The research firm reported:
This year, there will be 22.2 million cord-cutters ages 18 and older, a figure up 33.2% over 2016. The overall tally is much higher than the 15.4 million eMarketer previously predicted. Meanwhile, the number of US adult cord-nevers will grow 5.8% this year to 34.4 million
The trend is much more pronounced among younger Americans who access programs via broadband connections rather than pay high subscription rates for cable programming bundles, which can cost over $100 a month.
eMarketer principal analyst Paul Verna commented on the effects of the trend:
The acceleration of cord-cutting is the result of several factors. First, traditional pay TV operators are increasingly developing streaming platforms, such as Dish Network’s Sling TV. Second, networks such as HBO and ESPN have launched standalone subscription services that allow users to tap those channels without a cable subscription. And third, digital players like Hulu and YouTube are now delivering live TV channels over the internet at reasonable prices—including sports properties that were previously available only through traditional distribution.

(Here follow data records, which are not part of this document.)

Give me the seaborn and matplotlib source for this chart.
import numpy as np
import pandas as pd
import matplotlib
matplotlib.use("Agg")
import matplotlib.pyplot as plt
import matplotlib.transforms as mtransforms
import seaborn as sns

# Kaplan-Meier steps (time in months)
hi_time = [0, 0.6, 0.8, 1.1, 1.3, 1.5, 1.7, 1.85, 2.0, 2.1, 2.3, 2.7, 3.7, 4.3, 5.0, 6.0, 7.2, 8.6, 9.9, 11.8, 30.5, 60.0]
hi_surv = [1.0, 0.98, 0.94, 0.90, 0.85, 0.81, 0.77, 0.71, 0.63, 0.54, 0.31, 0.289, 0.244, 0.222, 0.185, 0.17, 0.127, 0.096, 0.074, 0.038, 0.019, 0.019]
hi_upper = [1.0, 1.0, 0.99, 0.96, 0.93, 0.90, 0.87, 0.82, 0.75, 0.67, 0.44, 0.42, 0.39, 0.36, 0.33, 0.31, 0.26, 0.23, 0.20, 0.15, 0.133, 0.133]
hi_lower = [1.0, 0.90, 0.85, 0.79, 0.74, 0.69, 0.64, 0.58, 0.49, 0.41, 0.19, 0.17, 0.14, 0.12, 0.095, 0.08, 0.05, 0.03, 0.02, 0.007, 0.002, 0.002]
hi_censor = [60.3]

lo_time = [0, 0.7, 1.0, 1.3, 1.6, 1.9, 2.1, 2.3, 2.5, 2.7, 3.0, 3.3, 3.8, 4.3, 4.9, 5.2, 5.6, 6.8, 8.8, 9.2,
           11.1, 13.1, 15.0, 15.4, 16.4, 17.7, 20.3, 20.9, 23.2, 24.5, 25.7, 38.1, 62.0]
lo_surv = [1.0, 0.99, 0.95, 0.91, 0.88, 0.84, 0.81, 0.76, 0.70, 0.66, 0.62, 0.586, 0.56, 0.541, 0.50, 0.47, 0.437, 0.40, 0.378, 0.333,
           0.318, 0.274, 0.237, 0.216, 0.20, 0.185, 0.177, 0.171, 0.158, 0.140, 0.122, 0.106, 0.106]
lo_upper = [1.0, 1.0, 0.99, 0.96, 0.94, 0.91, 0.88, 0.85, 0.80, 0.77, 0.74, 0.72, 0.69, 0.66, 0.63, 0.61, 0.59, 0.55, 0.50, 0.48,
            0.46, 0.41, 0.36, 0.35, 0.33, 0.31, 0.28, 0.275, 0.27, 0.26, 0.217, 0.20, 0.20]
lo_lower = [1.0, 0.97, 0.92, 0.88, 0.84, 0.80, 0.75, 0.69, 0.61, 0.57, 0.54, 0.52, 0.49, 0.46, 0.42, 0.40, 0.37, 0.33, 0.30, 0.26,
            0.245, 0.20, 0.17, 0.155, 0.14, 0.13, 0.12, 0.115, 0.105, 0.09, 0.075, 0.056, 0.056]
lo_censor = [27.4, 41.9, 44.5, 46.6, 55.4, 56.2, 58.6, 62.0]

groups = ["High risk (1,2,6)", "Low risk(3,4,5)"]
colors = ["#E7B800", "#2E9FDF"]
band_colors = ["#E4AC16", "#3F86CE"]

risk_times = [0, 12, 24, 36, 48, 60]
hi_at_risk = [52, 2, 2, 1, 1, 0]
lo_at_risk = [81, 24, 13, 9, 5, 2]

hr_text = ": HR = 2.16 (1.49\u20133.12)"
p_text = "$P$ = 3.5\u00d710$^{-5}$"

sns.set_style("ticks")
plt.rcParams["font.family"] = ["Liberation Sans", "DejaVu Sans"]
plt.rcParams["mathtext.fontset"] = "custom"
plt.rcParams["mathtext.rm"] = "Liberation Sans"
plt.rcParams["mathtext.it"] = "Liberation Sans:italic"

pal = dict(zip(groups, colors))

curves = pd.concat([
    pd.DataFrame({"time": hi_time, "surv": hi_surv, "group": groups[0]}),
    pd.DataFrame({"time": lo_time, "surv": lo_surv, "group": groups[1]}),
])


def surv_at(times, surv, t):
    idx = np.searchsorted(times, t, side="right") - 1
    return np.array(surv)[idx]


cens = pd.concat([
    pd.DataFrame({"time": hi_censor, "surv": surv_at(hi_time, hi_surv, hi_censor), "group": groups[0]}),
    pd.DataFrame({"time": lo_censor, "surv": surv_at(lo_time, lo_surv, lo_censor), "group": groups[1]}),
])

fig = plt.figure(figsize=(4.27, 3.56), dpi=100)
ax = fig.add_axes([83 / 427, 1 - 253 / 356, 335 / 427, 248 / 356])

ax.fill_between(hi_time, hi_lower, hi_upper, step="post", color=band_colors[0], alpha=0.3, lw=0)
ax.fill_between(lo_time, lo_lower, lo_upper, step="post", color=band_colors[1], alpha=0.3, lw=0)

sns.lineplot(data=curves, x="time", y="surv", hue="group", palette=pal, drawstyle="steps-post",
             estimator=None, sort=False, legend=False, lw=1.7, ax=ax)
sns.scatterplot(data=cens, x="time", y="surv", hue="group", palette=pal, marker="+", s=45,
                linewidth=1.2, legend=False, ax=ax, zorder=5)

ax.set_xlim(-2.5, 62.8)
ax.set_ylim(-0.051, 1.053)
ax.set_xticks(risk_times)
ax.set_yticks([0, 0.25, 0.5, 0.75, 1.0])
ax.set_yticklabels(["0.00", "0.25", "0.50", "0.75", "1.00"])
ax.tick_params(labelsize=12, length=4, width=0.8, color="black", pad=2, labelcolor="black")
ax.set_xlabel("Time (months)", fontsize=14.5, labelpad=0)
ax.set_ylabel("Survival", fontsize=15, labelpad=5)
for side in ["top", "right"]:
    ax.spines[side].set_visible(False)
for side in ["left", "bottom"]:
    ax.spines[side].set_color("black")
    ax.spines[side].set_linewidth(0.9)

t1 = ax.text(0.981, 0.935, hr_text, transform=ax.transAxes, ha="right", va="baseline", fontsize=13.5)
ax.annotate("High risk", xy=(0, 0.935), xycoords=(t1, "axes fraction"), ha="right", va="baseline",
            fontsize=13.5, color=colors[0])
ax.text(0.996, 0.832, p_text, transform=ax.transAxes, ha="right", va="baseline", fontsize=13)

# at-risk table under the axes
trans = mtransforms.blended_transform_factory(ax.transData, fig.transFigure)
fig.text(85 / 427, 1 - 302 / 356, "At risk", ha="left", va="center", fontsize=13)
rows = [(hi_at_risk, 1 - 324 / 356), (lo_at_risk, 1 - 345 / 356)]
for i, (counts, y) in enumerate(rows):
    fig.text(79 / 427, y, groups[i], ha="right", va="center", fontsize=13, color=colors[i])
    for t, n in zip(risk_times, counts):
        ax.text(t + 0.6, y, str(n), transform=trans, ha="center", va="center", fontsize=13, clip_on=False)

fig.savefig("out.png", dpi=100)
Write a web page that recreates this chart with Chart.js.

Widely viewed cable channels such as ESPN are sold as part of cable bundles. Disney’s revenue and share price have suffered because of the cord-cutting trend. Companies that rely on bundled sales have not solved the loss of revenue associated with the transition away from traditional means of delivering premium programs. Standalone services may not be nearly as profitable as the current cable program model.
ESPN and other entertainment businesses that rely on cable program bundles are not dead, but the data show they are bleeding fast.